§ **Directive**
Pick every line with "this" from the material below.

*** Records for the exercise ***

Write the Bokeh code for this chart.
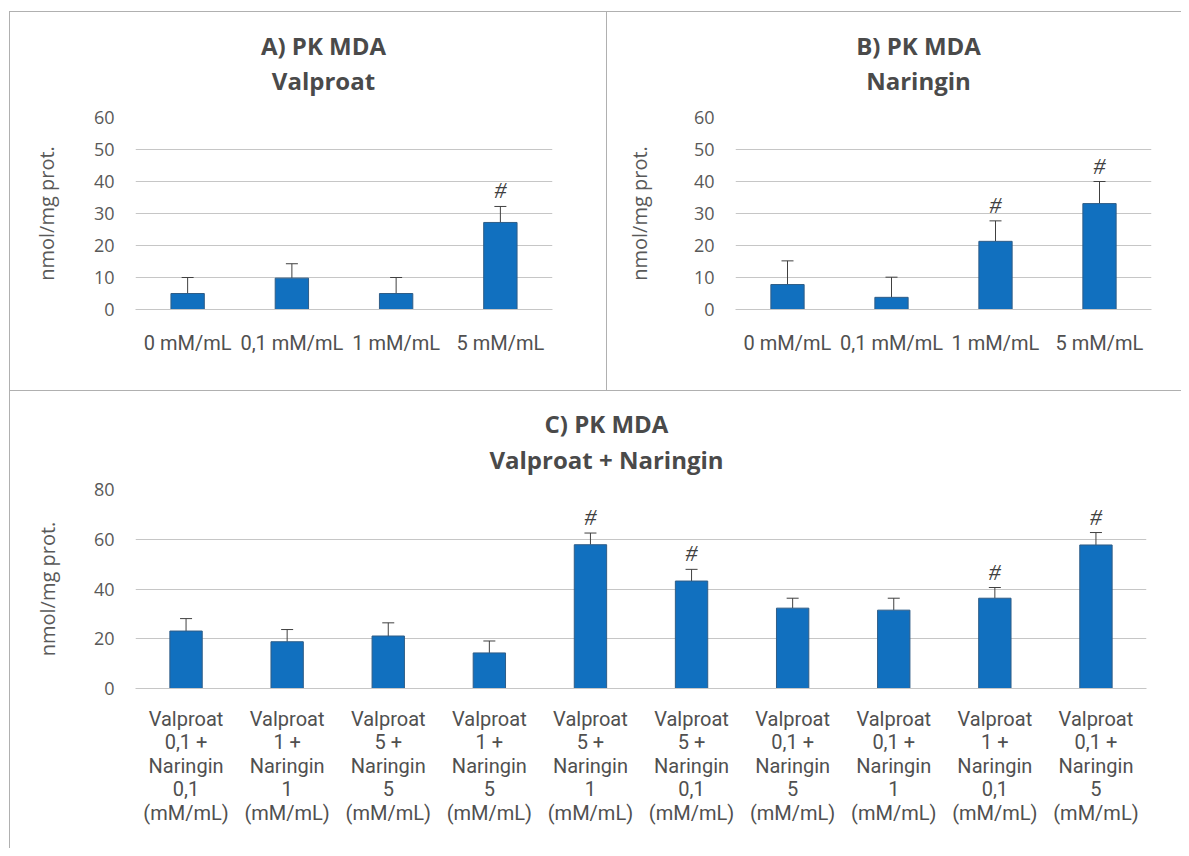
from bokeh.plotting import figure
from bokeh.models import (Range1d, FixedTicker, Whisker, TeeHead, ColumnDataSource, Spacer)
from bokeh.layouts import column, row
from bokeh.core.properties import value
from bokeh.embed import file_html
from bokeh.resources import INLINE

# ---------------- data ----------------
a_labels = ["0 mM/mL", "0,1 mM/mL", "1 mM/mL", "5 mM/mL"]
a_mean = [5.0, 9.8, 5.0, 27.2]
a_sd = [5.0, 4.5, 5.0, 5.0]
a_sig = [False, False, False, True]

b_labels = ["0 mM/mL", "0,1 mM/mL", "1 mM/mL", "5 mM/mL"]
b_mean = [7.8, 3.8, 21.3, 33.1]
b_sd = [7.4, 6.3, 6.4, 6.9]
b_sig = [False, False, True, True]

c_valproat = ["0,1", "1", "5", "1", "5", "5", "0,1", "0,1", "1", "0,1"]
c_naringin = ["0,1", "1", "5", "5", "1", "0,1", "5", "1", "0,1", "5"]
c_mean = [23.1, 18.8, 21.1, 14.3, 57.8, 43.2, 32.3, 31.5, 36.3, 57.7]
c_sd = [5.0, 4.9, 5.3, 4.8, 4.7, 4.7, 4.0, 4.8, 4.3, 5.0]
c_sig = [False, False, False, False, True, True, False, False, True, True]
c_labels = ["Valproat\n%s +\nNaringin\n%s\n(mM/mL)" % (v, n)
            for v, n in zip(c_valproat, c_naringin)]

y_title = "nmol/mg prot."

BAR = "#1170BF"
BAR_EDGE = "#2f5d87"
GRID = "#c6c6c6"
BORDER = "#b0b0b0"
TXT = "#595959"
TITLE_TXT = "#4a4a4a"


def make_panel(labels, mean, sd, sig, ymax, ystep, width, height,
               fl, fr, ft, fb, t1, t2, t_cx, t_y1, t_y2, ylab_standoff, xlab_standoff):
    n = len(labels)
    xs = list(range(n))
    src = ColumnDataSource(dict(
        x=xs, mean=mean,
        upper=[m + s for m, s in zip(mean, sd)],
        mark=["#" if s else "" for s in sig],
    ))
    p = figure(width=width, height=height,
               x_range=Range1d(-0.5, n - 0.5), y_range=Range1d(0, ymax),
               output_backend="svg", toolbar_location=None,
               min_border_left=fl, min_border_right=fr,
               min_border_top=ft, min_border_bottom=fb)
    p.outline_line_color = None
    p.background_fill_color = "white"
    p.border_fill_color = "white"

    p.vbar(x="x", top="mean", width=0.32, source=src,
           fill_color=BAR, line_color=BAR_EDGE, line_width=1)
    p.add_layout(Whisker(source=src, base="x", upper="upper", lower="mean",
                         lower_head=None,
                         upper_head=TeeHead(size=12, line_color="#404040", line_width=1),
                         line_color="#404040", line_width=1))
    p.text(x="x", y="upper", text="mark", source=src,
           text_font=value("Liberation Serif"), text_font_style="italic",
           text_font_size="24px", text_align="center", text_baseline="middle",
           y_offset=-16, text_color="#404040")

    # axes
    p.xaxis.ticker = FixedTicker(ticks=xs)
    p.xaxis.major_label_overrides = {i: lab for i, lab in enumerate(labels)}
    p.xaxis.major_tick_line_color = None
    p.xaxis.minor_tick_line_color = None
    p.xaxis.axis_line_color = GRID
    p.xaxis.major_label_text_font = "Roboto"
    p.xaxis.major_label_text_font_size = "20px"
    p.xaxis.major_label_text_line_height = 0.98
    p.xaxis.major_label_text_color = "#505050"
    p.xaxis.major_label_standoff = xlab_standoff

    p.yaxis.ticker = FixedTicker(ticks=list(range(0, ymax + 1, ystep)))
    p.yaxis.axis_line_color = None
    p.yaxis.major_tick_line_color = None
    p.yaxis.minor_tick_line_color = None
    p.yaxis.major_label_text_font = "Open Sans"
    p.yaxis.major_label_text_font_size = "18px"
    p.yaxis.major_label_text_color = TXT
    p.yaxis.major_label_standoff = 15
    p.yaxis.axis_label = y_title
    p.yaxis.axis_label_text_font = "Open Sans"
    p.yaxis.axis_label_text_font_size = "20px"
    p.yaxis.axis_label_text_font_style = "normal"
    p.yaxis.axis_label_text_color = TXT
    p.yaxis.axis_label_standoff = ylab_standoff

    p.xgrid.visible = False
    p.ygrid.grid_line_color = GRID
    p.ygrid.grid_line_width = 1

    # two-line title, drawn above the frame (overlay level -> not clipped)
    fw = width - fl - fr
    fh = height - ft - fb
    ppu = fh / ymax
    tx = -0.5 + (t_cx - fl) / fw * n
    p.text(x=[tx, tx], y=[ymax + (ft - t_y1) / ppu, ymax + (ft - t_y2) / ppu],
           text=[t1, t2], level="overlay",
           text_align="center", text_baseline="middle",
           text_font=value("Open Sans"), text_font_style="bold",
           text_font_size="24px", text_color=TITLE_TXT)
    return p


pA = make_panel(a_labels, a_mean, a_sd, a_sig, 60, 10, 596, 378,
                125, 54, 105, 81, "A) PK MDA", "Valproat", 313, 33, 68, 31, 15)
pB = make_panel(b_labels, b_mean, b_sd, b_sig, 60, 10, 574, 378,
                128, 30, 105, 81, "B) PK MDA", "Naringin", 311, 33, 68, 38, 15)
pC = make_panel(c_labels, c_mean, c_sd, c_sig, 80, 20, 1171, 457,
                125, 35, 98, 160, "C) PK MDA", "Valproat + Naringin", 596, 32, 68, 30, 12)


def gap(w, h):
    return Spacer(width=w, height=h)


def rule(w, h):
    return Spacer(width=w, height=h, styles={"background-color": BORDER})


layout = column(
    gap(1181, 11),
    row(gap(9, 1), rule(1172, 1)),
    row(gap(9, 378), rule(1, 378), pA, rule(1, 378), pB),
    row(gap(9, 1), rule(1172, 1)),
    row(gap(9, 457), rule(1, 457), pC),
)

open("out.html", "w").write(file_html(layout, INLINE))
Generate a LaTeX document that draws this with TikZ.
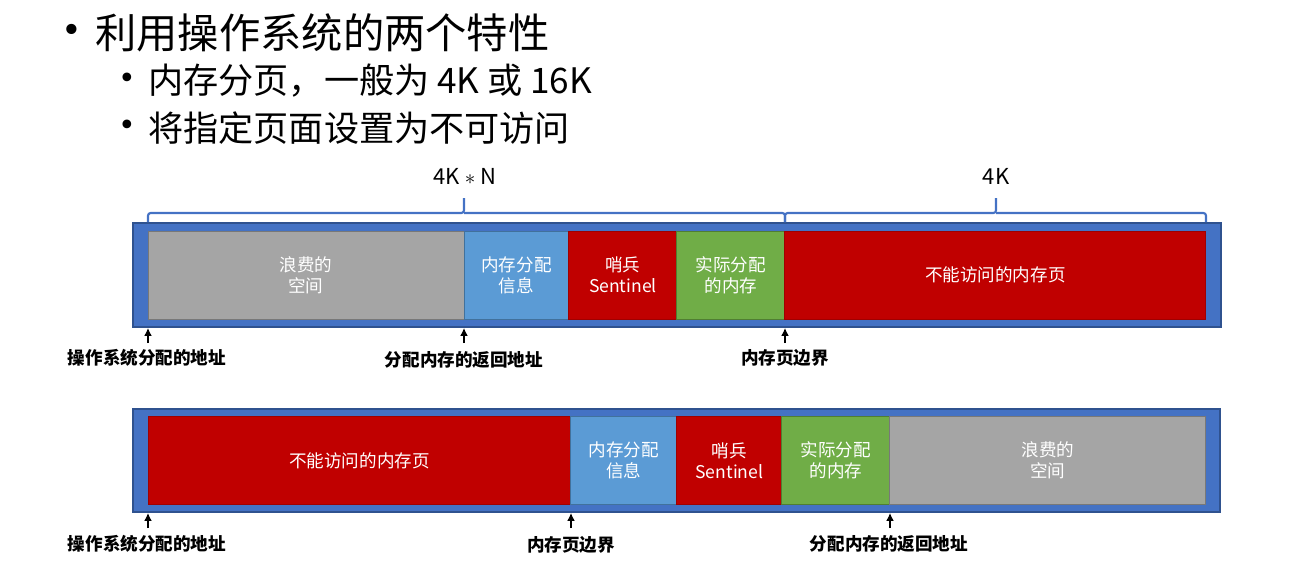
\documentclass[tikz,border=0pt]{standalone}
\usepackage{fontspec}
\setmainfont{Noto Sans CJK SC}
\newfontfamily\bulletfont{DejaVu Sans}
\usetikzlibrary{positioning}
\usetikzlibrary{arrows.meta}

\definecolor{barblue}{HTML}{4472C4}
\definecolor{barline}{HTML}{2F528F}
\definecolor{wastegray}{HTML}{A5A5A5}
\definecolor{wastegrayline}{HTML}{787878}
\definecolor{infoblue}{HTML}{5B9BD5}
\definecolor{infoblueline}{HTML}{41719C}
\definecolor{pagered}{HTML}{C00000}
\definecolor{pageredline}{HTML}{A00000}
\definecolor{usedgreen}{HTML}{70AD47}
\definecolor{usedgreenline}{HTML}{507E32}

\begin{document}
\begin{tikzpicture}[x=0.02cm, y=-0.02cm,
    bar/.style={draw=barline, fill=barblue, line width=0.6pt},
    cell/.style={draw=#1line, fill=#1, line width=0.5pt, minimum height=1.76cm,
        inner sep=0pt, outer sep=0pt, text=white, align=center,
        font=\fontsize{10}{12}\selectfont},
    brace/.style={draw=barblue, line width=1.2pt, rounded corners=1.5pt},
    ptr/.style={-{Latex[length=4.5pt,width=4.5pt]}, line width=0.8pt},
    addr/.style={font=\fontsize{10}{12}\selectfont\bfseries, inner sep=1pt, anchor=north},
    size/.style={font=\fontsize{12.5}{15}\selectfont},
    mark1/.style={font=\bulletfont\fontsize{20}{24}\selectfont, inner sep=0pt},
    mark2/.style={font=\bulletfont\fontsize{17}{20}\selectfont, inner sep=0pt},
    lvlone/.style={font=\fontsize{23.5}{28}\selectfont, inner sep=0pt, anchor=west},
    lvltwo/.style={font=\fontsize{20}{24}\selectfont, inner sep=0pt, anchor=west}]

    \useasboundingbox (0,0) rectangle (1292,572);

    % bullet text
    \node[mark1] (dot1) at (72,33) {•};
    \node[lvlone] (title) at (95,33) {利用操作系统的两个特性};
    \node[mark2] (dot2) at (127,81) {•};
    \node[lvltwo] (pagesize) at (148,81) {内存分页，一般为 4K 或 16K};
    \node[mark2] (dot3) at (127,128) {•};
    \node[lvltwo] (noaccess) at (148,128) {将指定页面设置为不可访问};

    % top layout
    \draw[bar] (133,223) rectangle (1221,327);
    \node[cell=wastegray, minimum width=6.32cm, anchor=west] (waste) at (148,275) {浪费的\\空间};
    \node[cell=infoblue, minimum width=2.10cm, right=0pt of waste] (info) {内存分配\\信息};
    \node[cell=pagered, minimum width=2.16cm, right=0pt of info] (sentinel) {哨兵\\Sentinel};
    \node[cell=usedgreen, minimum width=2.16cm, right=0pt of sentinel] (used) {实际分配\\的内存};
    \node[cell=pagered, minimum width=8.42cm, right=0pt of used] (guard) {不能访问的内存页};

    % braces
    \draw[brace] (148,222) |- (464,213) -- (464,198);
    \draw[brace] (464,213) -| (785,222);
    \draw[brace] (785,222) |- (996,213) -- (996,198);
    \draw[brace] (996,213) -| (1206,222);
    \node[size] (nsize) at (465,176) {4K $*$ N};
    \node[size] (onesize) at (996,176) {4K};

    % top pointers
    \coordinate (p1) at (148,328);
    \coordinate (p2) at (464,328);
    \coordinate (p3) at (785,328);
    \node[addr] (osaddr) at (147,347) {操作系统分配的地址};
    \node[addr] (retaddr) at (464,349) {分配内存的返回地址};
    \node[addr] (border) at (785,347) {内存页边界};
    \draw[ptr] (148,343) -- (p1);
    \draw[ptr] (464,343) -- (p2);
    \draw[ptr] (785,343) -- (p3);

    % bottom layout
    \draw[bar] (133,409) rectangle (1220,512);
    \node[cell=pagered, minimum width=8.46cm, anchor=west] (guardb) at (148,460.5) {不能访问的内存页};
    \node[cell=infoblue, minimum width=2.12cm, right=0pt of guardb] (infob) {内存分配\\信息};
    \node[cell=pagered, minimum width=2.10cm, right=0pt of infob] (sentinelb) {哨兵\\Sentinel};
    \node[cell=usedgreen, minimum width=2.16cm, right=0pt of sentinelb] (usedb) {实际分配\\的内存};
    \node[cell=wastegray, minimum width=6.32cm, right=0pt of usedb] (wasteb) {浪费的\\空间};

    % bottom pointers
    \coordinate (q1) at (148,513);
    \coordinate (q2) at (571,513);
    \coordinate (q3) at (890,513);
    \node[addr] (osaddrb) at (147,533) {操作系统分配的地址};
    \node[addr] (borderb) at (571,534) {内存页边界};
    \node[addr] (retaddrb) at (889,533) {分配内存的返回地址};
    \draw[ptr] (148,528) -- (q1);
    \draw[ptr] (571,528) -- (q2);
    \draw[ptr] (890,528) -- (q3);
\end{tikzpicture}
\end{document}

***

§ **Problem solution**
Write the Bokeh code for this chart.
Generate a LaTeX document that draws this with TikZ.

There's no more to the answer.